Write down a unit vector in XY-plane, making an angle of ${{30}^{\circ }}$ with the
positive direction of x-axis.

Answer 1

Hint: If a unit vector is making an angle $\theta $ with the positive direction of x-axis, then it’s component along the x-axis is $\cos \theta $ and it’s component along the positive y-axis is $\sin\theta $. This unit vector will be written as $\cos \theta \widehat{i}+\sin \theta \widehat{j}$.

Before proceeding with the question, we must know the formula that will be required to solve this question. In vectors, if a unit vector is making an angle $\theta $ with the positive x-axis, then the vector can be written as $\cos \theta \widehat{i}+\sin \theta \widehat{j}$. The x component of this vector is $\cos \theta $ and the y component of this vector is $\sin \theta $.
In the question, we have to write down the unit vector making an angle ${{30}^{\circ }}$ with the positive x-axis.

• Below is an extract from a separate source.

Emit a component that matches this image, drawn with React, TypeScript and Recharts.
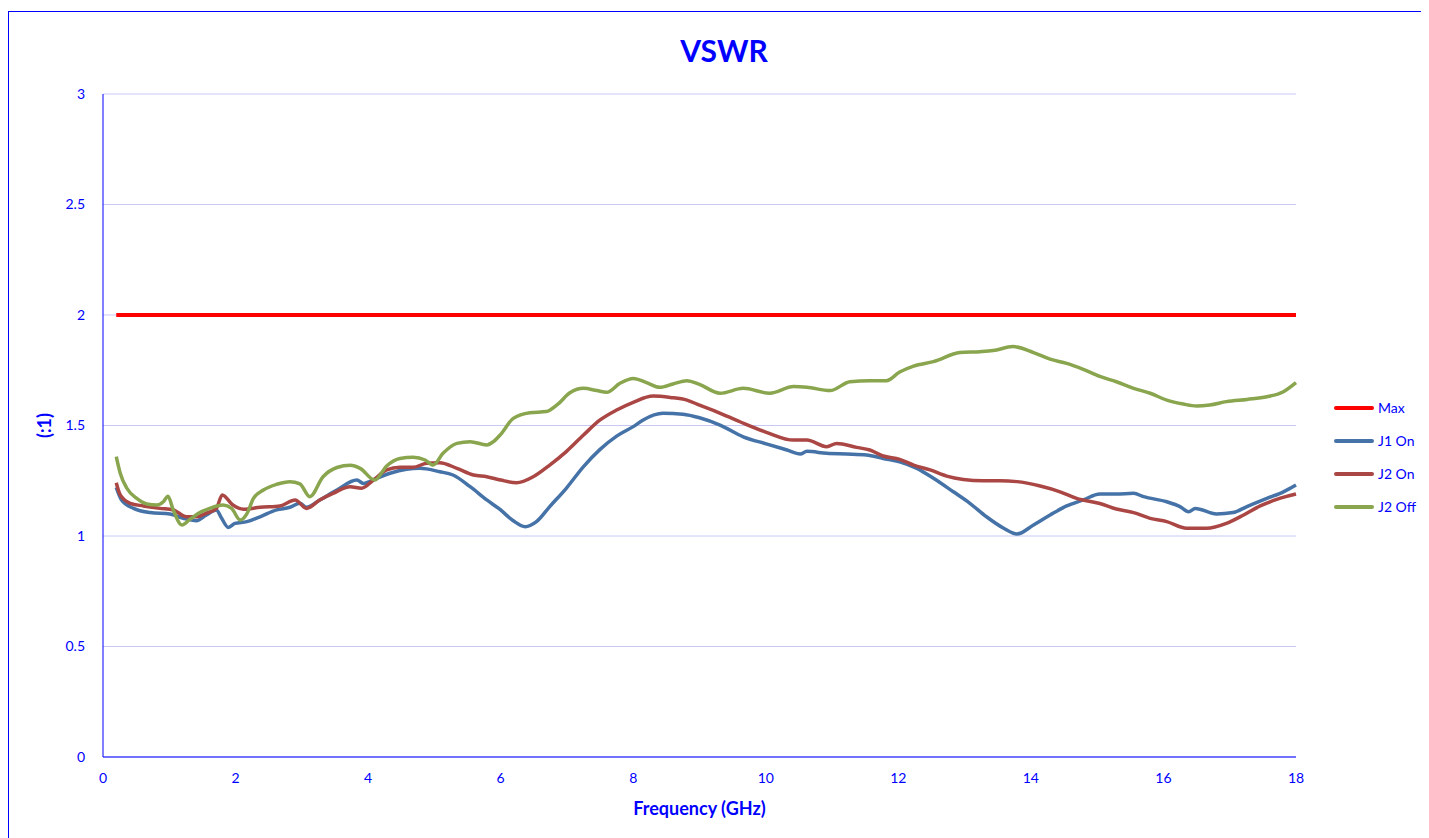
import { LineChart, Line, XAxis, YAxis, CartesianGrid } from 'recharts'

// [GHz, VSWR]
const maxLimit: [number, number][] = [[0.2, 2], [18, 2]]

const j1On: [number, number][] = [
  [0.2, 1.22], [0.28, 1.163], [0.46, 1.125], [0.71, 1.106], [1.01, 1.1], [1.21, 1.08], [1.41, 1.069],
  [1.56, 1.095], [1.71, 1.118], [1.79, 1.08], [1.89, 1.039], [1.99, 1.057], [2.17, 1.065], [2.37, 1.087],
  [2.62, 1.118], [2.82, 1.13], [2.97, 1.148], [3.07, 1.13], [3.27, 1.163], [3.53, 1.208], [3.83, 1.253],
  [3.93, 1.238], [4.13, 1.261], [4.33, 1.284], [4.58, 1.302], [4.78, 1.306], [5.08, 1.291], [5.28, 1.276],
  [5.54, 1.223], [5.79, 1.163], [5.99, 1.12], [6.19, 1.069], [6.37, 1.042], [6.54, 1.065], [6.74, 1.133],
  [6.99, 1.216], [7.25, 1.314], [7.5, 1.392], [7.75, 1.452], [8.0, 1.495], [8.15, 1.525], [8.45, 1.555],
  [8.75, 1.551], [9.0, 1.535], [9.31, 1.502], [9.66, 1.449], [10.02, 1.416], [10.32, 1.389], [10.52, 1.371],
  [10.62, 1.383], [10.92, 1.374], [11.22, 1.371], [11.52, 1.367], [11.77, 1.351], [12.02, 1.336],
  [12.28, 1.306], [12.53, 1.261], [12.83, 1.2], [13.08, 1.148], [13.33, 1.087], [13.59, 1.035],
  [13.79, 1.009], [14.04, 1.05], [14.29, 1.095], [14.54, 1.136], [14.79, 1.163], [15.04, 1.19],
  [15.29, 1.19], [15.55, 1.193], [15.7, 1.178], [16.05, 1.155], [16.25, 1.133], [16.38, 1.11],
  [16.48, 1.125], [16.8, 1.1], [17.05, 1.106], [17.26, 1.133], [17.56, 1.17], [17.81, 1.2], [18, 1.231],
]

const j2On: [number, number][] = [
  [0.2, 1.241], [0.26, 1.186], [0.41, 1.148], [0.61, 1.136], [0.86, 1.125], [1.06, 1.118], [1.26, 1.087],
  [1.41, 1.087], [1.56, 1.103], [1.71, 1.125], [1.8, 1.186], [1.96, 1.14], [2.12, 1.121], [2.37, 1.13],
  [2.67, 1.136], [2.9, 1.163], [3.07, 1.125], [3.27, 1.163], [3.47, 1.193], [3.73, 1.223], [3.9, 1.216],
  [4.08, 1.253], [4.28, 1.299], [4.48, 1.311], [4.68, 1.311], [4.88, 1.329], [5.08, 1.332], [5.34, 1.306],
  [5.59, 1.276], [5.79, 1.268], [6.0, 1.253], [6.24, 1.241], [6.49, 1.268], [6.74, 1.321], [6.99, 1.382],
  [7.25, 1.457], [7.5, 1.525], [7.75, 1.57], [8.0, 1.605], [8.3, 1.633], [8.56, 1.627], [8.81, 1.615],
  [9.0, 1.592], [9.26, 1.562], [9.61, 1.517], [10.02, 1.468], [10.42, 1.434], [10.62, 1.434], [10.92, 1.404],
  [11.07, 1.419], [11.37, 1.401], [11.57, 1.389], [11.77, 1.362], [12.02, 1.347], [12.23, 1.321],
  [12.48, 1.299], [12.73, 1.271], [12.98, 1.256], [13.28, 1.25], [13.53, 1.25], [13.79, 1.246],
  [14.14, 1.226], [14.44, 1.2], [14.69, 1.17], [15.04, 1.147], [15.29, 1.122], [15.55, 1.106], [15.8, 1.08],
  [16.05, 1.065], [16.35, 1.035], [16.65, 1.035], [16.95, 1.057], [17.21, 1.095], [17.46, 1.136],
  [17.71, 1.166], [18, 1.19],
]

const j2Off: [number, number][] = [
  [0.2, 1.359], [0.26, 1.284], [0.36, 1.216], [0.51, 1.17], [0.66, 1.145], [0.81, 1.14], [0.91, 1.155],
  [0.98, 1.18], [1.06, 1.118], [1.19, 1.05], [1.31, 1.075], [1.46, 1.106], [1.61, 1.125], [1.81, 1.14],
  [1.94, 1.125], [2.07, 1.072], [2.17, 1.1], [2.27, 1.17], [2.42, 1.208], [2.62, 1.234], [2.82, 1.246],
  [2.97, 1.236], [3.12, 1.178], [3.32, 1.268], [3.53, 1.31], [3.73, 1.32], [3.88, 1.306], [4.1, 1.253],
  [4.28, 1.317], [4.48, 1.351], [4.68, 1.356], [4.86, 1.344], [4.98, 1.321], [5.13, 1.374], [5.34, 1.419],
  [5.54, 1.427], [5.79, 1.412], [5.89, 1.427], [6.0, 1.46], [6.19, 1.532], [6.44, 1.558], [6.69, 1.563],
  [6.85, 1.593], [7.05, 1.649], [7.25, 1.668], [7.45, 1.658], [7.6, 1.65], [7.8, 1.691], [8.0, 1.713],
  [8.2, 1.694], [8.4, 1.673], [8.6, 1.688], [8.81, 1.703], [9.0, 1.686], [9.31, 1.646], [9.66, 1.668],
  [10.06, 1.646], [10.42, 1.676], [10.62, 1.673], [10.97, 1.658], [11.27, 1.698], [11.57, 1.703],
  [11.82, 1.703], [12.02, 1.742], [12.23, 1.769], [12.53, 1.789], [12.93, 1.83], [13.23, 1.834],
  [13.43, 1.839], [13.73, 1.857], [14.04, 1.83], [14.29, 1.8], [14.54, 1.781], [14.79, 1.754],
  [15.04, 1.722], [15.29, 1.698], [15.55, 1.668], [15.8, 1.646], [16.05, 1.615], [16.3, 1.597],
  [16.5, 1.588], [16.7, 1.593], [16.95, 1.608], [17.26, 1.618], [17.56, 1.63], [17.81, 1.653], [18, 1.694],
]

const xTicks = [0, 2, 4, 6, 8, 10, 12, 14, 16, 18]
const yTicks = [0, 0.5, 1, 1.5, 2, 2.5, 3]

const series = [
  { name: 'Max', points: maxLimit, color: '#FF0000' },
  { name: 'J1 On', points: j1On, color: '#4572A7' },
  { name: 'J2 On', points: j2On, color: '#AA4643' },
  { name: 'J2 Off', points: j2Off, color: '#89A54E' },
]

const font = 'Lato, "Open Sans", sans-serif'
const blue = '#0000FF'

export default function App() {
  return (
    <div style={{ position: 'relative', marginTop: 3, width: 1425, height: 840, border: `1px solid ${blue}`, background: '#fff' }}>
      <div style={{ position: 'absolute', top: 20, left: 0, width: 1430, textAlign: 'center', fontFamily: font, fontWeight: 700, fontSize: 30, color: blue }}>
        VSWR
      </div>
      <LineChart width={1425} height={830} margin={{ top: 82, right: 138, bottom: 13, left: 0 }}>
        <CartesianGrid horizontal vertical={false} stroke="#C8C8F5" />
        <XAxis
          type="number"
          dataKey="f"
          domain={[0, 18]}
          ticks={xTicks}
          allowDuplicatedCategory={false}
          stroke={blue}
          tickLine={false}
          tickSize={8}
          tickMargin={8}
          height={72}
          tick={{ fill: blue, fontSize: 14, fontFamily: font }}
          label={{ value: 'Frequency (GHz)', position: 'insideBottom', offset: 14, fill: blue, fontSize: 18, fontWeight: 700, fontFamily: font }}
        />
        <YAxis
          type="number"
          domain={[0, 3]}
          ticks={yTicks}
          stroke={blue}
          tickLine={false}
          tickSize={10}
          tickMargin={8}
          width={94}
          tick={{ fill: blue, fontSize: 14, fontFamily: font }}
          label={{ value: '(:1)', angle: -90, position: 'center', dx: -11, fill: blue, fontSize: 18, fontWeight: 700, fontFamily: font }}
        />
        {series.map((s) => (
          <Line
            key={s.name}
            name={s.name}
            data={s.points.map(([f, v]) => ({ f, v }))}
            dataKey="v"
            type="monotone"
            stroke={s.color}
            strokeWidth={s.name === 'Max' ? 4 : 3.5}
            dot={false}
            isAnimationActive={false}
          />
        ))}
      </LineChart>
      <div style={{ position: 'absolute', left: 1325, top: 379, fontFamily: font, fontSize: 14, color: blue }}>
        {series.map((s) => (
          <div key={s.name} style={{ display: 'flex', alignItems: 'center', height: 33 }}>
            <div style={{ width: 40, height: 4, background: s.color, borderRadius: 2, marginRight: 4 }} />
            <span>{s.name}</span>
          </div>
        ))}
      </div>
    </div>
  )
}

The x component of this vector will be $\cos {{30}^{\circ }}$ and the y component of this vector will be $\sin {{30}^{\circ }}$. So, this unit vector which is making an angle ${{30}^{\circ }}$ with the positive x-axis can be written as \[\cos {{30}^{\circ }}\widehat{i}+\sin {{30}^{\circ }}\widehat{j}\].
From trigonometry, we have $\cos {{30}^{\circ }}=\dfrac{\sqrt{3}}{2}$ and $\sin {{30}^{\circ
}}=\dfrac{1}{2}$. Substituting these values in the above vector, we get,
$\dfrac{\sqrt{3}}{2}\widehat{i}+\dfrac{1}{2}\widehat{j}$
There is one more possible vector that can make an angle of ${{30}^{\circ }}$ with the positive x-axis.
That vector is as shown below,

The x component of this vector will be $\cos {{30}^{\circ }}$ and the y component of this vector will be $\sin {{30}^{\circ }}$. But in this vector, the y component will be along the negative y-axis. So, this unit vector which is making an angle ${{30}^{\circ }}$ with the positive x-axis can be written as
\[\cos {{30}^{\circ }}\widehat{i}-\sin {{30}^{\circ }}\widehat{j}\].
From trigonometry, we have $\cos {{30}^{\circ }}=\dfrac{\sqrt{3}}{2}$ and $\sin {{30}^{\circ
}}=\dfrac{1}{2}$. Substituting these values in the above vector, we get,
$\dfrac{\sqrt{3}}{2}\widehat{i}-\dfrac{1}{2}\widehat{j}$
So, the two possible answers are $\dfrac{\sqrt{3}}{2}\widehat{i}+\dfrac{1}{2}\widehat{j}$ and $\dfrac{\sqrt{3}}{2}\widehat{i}-\dfrac{1}{2}\widehat{j}$.

Note: In this question, we were given a unit vector which is making an angle of ${{30}^{\circ }}$ with the positive x-axis. We wrote this vector by using the formula $\cos \theta \widehat{i}+\sin \theta \widehat{j}$. But in case we are given a vector which is also having a magnitude, let us say $r$and making an angle $\theta $ with the positive x-axis, we will write that vector by using the formula
$r\left( \cos \theta \widehat{i}+\sin \theta \widehat{j} \right)$.